## What you will do
Among the entries below, copy only the span from the line containing "What Altair code" through the line containing "69.4, 76.8, 80.0]". Do so exactly, and skip the pictures.

— begin —

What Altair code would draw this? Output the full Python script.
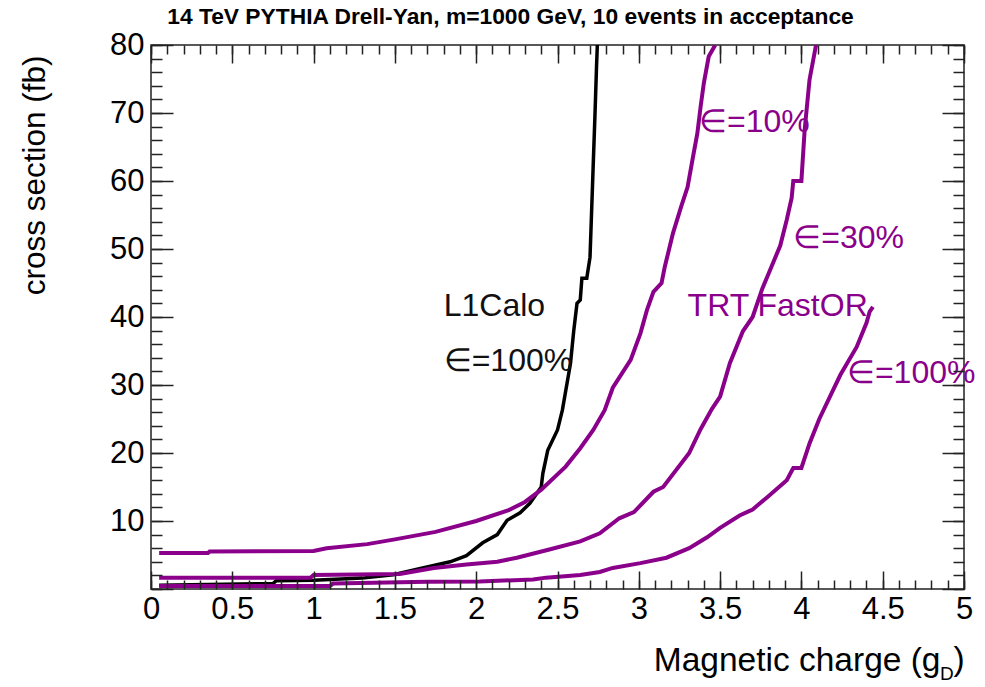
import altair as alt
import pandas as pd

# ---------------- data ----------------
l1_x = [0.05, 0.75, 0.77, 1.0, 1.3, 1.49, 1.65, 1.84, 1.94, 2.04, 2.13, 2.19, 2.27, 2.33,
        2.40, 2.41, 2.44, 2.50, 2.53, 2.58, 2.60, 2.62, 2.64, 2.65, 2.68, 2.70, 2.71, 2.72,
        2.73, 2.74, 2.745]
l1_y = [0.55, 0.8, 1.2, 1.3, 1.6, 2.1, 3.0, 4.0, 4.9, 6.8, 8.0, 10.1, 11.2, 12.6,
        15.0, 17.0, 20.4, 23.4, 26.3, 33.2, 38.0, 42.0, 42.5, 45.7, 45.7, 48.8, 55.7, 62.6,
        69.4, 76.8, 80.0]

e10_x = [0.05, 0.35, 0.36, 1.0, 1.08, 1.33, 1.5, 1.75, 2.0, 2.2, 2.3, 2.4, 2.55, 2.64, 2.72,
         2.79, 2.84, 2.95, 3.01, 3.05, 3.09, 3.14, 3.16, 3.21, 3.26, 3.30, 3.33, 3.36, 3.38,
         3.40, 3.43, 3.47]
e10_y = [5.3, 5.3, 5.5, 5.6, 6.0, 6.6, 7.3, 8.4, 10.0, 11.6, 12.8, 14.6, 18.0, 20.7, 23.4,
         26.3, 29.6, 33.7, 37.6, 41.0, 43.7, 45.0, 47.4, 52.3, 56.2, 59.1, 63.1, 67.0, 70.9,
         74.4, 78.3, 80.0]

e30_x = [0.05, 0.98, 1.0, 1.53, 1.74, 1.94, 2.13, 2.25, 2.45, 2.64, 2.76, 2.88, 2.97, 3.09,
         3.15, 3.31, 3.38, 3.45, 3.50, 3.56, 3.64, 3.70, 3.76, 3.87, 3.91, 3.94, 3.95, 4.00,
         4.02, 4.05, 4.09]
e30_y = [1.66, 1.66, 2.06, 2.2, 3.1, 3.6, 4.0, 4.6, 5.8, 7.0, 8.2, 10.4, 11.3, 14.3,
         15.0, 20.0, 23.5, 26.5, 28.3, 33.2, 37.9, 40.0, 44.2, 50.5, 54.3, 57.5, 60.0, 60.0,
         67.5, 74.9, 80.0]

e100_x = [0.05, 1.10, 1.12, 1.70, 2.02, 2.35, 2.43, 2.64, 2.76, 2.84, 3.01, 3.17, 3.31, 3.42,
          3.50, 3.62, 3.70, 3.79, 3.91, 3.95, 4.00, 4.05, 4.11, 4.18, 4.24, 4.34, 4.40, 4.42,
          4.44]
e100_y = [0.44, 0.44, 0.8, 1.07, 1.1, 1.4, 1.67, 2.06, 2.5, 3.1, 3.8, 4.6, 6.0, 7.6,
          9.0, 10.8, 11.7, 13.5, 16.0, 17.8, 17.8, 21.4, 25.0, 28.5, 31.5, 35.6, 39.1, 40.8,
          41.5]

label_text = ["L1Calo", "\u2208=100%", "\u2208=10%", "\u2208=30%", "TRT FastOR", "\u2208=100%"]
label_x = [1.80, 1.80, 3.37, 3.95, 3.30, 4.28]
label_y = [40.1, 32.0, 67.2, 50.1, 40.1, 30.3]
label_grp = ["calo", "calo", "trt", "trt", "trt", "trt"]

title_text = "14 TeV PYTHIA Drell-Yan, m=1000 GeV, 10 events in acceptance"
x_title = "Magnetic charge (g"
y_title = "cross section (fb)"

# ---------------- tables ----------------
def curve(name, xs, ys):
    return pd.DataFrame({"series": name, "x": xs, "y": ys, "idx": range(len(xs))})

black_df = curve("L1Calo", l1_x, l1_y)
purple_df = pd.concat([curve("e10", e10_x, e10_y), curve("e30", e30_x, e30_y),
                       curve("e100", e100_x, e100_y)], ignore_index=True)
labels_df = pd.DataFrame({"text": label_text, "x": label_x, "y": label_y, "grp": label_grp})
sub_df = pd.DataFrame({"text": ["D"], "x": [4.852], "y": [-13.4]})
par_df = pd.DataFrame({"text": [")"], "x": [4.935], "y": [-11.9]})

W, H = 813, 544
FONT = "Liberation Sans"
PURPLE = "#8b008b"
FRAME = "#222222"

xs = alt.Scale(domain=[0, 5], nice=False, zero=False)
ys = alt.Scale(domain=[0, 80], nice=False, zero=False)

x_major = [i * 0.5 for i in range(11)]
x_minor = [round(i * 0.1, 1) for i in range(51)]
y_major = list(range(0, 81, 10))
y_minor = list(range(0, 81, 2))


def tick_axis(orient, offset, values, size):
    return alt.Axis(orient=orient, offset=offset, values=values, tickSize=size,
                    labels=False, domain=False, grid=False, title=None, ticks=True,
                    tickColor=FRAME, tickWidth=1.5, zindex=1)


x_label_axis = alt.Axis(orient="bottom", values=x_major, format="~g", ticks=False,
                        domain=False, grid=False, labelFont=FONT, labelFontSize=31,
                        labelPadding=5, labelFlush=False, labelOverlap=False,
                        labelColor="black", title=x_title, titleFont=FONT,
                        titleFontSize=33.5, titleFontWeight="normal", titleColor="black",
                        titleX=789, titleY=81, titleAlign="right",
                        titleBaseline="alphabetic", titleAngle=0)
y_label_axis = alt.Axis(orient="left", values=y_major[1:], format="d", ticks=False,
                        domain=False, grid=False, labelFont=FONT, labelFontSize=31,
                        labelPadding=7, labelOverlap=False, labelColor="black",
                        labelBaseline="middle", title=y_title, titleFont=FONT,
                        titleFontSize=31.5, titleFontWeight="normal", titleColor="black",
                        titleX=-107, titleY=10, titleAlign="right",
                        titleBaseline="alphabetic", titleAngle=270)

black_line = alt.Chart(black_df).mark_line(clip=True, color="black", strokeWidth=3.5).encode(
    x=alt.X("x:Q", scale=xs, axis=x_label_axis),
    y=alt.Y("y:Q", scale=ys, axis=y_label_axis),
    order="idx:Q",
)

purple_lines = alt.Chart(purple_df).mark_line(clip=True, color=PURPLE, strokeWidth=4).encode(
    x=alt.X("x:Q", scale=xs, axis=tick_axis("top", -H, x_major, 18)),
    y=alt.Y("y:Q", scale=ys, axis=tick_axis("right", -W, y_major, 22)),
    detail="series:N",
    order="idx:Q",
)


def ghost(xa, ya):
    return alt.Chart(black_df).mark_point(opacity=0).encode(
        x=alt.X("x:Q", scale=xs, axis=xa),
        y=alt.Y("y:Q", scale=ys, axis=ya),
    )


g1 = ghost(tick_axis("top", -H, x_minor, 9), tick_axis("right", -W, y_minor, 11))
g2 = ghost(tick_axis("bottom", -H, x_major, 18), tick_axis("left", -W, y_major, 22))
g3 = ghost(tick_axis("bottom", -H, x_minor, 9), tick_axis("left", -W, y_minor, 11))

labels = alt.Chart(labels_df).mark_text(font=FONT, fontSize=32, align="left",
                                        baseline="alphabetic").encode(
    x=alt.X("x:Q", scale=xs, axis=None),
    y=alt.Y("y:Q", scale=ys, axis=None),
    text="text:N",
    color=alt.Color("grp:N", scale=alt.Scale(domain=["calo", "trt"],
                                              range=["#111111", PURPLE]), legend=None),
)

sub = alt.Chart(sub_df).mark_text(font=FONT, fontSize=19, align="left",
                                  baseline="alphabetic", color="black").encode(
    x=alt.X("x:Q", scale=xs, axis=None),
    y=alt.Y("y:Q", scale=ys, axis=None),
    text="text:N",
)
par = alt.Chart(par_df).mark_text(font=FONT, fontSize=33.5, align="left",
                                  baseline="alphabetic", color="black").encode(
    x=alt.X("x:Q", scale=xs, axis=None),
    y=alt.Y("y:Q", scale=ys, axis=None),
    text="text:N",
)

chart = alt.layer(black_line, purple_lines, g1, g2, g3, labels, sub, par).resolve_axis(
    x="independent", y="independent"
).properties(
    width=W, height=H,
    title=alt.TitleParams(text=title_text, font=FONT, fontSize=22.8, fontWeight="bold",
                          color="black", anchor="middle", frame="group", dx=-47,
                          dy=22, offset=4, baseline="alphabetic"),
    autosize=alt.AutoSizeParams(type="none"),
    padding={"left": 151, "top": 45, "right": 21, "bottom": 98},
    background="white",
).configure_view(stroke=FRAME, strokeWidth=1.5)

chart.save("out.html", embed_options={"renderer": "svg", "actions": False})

— end —
— begin —

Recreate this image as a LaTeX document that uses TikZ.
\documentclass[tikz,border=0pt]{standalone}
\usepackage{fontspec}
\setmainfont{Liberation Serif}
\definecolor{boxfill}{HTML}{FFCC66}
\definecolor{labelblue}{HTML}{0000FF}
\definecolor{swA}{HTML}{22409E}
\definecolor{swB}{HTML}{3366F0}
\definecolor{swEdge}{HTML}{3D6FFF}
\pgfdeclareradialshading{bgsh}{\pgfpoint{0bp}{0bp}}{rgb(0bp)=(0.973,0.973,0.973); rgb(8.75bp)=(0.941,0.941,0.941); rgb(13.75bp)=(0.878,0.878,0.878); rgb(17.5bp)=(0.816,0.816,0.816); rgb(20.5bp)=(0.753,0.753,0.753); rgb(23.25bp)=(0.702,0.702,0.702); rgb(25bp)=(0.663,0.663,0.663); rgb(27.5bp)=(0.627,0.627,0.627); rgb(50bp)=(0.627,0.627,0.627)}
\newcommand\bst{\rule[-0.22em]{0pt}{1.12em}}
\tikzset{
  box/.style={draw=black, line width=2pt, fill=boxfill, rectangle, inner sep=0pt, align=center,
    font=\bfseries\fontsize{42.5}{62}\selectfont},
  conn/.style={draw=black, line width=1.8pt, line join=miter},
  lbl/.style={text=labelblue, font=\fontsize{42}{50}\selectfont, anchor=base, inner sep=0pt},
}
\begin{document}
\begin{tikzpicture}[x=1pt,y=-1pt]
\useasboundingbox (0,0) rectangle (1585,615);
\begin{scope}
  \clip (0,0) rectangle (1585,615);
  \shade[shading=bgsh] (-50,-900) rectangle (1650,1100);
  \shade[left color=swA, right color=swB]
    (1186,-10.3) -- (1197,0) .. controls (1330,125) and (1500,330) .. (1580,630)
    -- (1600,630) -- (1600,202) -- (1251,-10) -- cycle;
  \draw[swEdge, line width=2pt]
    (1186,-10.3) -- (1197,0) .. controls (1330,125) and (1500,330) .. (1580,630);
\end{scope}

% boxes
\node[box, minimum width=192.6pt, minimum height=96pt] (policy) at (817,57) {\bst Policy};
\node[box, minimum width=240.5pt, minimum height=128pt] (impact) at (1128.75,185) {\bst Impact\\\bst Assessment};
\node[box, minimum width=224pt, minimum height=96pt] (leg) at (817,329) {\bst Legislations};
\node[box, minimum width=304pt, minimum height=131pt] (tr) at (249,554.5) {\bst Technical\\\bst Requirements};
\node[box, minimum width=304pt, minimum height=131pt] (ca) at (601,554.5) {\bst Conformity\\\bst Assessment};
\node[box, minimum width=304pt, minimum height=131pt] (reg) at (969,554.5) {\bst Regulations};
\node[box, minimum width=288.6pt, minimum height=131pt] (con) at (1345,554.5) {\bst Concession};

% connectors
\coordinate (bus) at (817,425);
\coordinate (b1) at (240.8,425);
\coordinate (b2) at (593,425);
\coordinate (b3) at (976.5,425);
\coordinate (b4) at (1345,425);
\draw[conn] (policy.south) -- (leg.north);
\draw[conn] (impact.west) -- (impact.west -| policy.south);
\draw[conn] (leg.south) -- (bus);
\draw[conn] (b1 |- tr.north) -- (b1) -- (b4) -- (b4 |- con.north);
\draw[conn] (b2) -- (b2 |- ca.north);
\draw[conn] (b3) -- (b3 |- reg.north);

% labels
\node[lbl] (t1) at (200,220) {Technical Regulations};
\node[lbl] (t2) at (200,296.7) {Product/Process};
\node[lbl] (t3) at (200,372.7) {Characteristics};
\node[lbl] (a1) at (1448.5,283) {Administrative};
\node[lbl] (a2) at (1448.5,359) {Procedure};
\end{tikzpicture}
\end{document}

— end —

## Result of this exercise
What Altair code would draw this? Output the full Python script.
import altair as alt
import pandas as pd

# ---------------- data ----------------
l1_x = [0.05, 0.75, 0.77, 1.0, 1.3, 1.49, 1.65, 1.84, 1.94, 2.04, 2.13, 2.19, 2.27, 2.33,
        2.40, 2.41, 2.44, 2.50, 2.53, 2.58, 2.60, 2.62, 2.64, 2.65, 2.68, 2.70, 2.71, 2.72,
        2.73, 2.74, 2.745]
l1_y = [0.55, 0.8, 1.2, 1.3, 1.6, 2.1, 3.0, 4.0, 4.9, 6.8, 8.0, 10.1, 11.2, 12.6,
        15.0, 17.0, 20.4, 23.4, 26.3, 33.2, 38.0, 42.0, 42.5, 45.7, 45.7, 48.8, 55.7, 62.6,
        69.4, 76.8, 80.0]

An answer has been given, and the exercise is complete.